Houghton Mifflin Harcourt in deal to cut $3.1bn debt


CREDITORS ARE poised to take control of Houghton Mifflin Harcourt (HMH), the education publishing specialist built up by financier Barry O’Callaghan, in return for writing off its $3.1 billion debt.

Mr O’Callaghan founded the group when his electronic publishing business, Riverdeep, completed a $5 billion reverse takeover of Houghton Mifflin in 2006.

Four years later the group was forced into a debt-for-equity swap that saw lenders owed $7 billion take a majority stake in the business. The deal wiped out €170 million in equity held by Irish investors.

Mr O’Callaghan left the company last year, but remains as chairman of an offshoot, EPMG, which has education publishing businesses in China and India.

US-based HMH, which has offices in Dublin, yesterday announced a second debt-for-shares swap that will see its secured lenders and bondholders take 100 per cent of the shares in a newly re-organised company in return for writing off $3.1 billion in debt. More than 70 per cent of its secured lenders and bondholders have agreed to the swap, more than the two-thirds needed to ensure the US courts endorse the plan and make it legally binding.

Along with the debt write off, the proposal will save HMH $250 million a-year in interest payments. US bank, Citigroup Global Markets has agreed to provide a debt facility of $500 million to the restructured company.

Existing shareholders will receive warrants giving them an option to take a 5 per cent stake in the newly re-organised entity. US hedge fund Paulson, led by billionaire John Paulson, is the biggest shareholder.

HMH will have to go through court-supervised chapter 11 bankruptcy to complete the reorganisation. The company will stay in business while this is happening and told staff it will have no impact on day-to-day trading. It has $135 million in cash to fund its operations.
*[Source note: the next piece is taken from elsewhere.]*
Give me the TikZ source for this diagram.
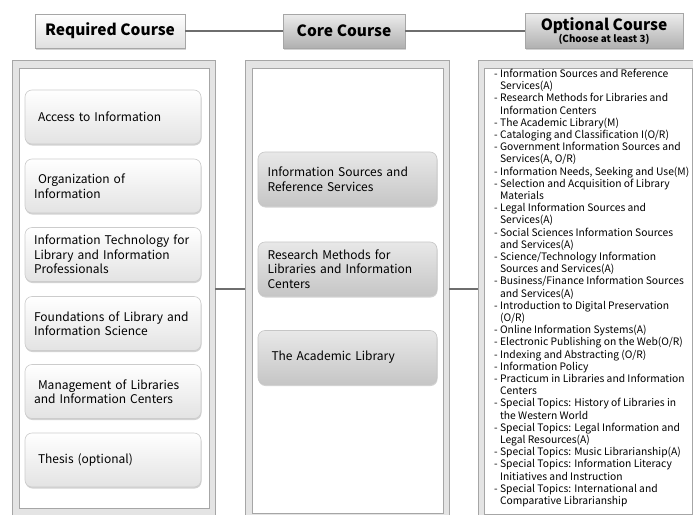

Cork-born Mr O’Callaghan is a former investment banker who developed a reputation as a deal maker after using Riverdeep as a platform to create HMH.

By 2007 the group was the biggest education publisher in the US, and in 2008, Mr O’Callaghan estimated his personal wealth at over €1 billion. However, the financial collapse in September of that year pulled the rug out from under HMH, which suffered as education spending in the US fell.